Hedge funds led the sell-off in US assets, which also saw the euro strengthen to almost $1.13 and the greenback slip against all of its G10 peers.
It comes a day after Christine Lagarde, the president of the European Central Bank, said the euro’s recent strength was a result of Donald Trump’s unpredictable policymaking.
“It’s counter-intuitive, but justified by the uncertainty and loss of confidence in US policies among certain segments of the financial markets,” she told La Tribune newspaper
The move by Moody’s also triggered a rise in US borrowing costs.
The yield on 30-year Treasuries, as US government bonds are known, rose above 5pc in early trading on Monday. Yields move inversely to price, meaning investors are selling US debt and demanding a higher interest rate to hold it.
The jitters also hit UK borrowing costs, with 30-year gilt yields rising by almost 0.1 percentage points on Monday morning.
Long-term borrowing costs for Washington are now at their highest level since late 2023 and compare to rates as low as 1.2pc in 2020.
The downgrade came shortly after Congress failed to push through Donald Trump’s “big, beautiful bill” of tax cuts that economists have warned will trigger a renewed surge in borrowing.

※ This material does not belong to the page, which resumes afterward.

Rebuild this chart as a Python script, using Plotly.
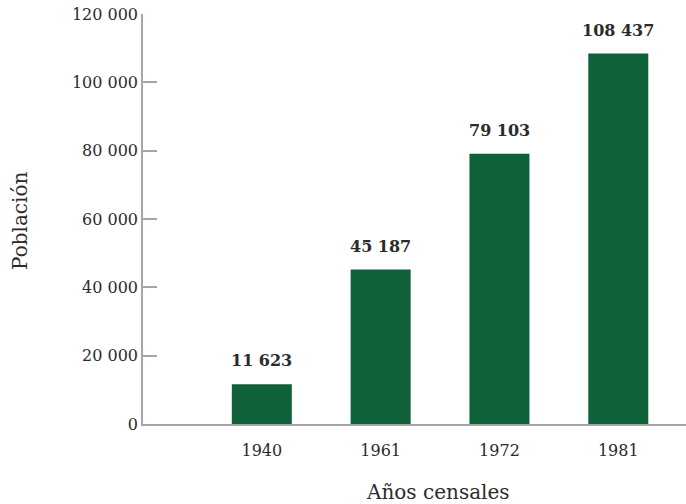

Even before the downgrade, investors believed the US was more risky than other economies managing to hold on to their top credit rating.
Rabobank said investors now think the US is at greater risk of default than countries such as Austria and Finland, even though these countries do not have direct control of their currency.
President Trump is seeking to push through a package of new tax cuts that economists fear could worsen federal finances.
Analysts say the plan, which would extend the 2017 cuts from Mr Trump’s first term, would add $3 trillion to $5 trillion to the nation’s debt over the next decade.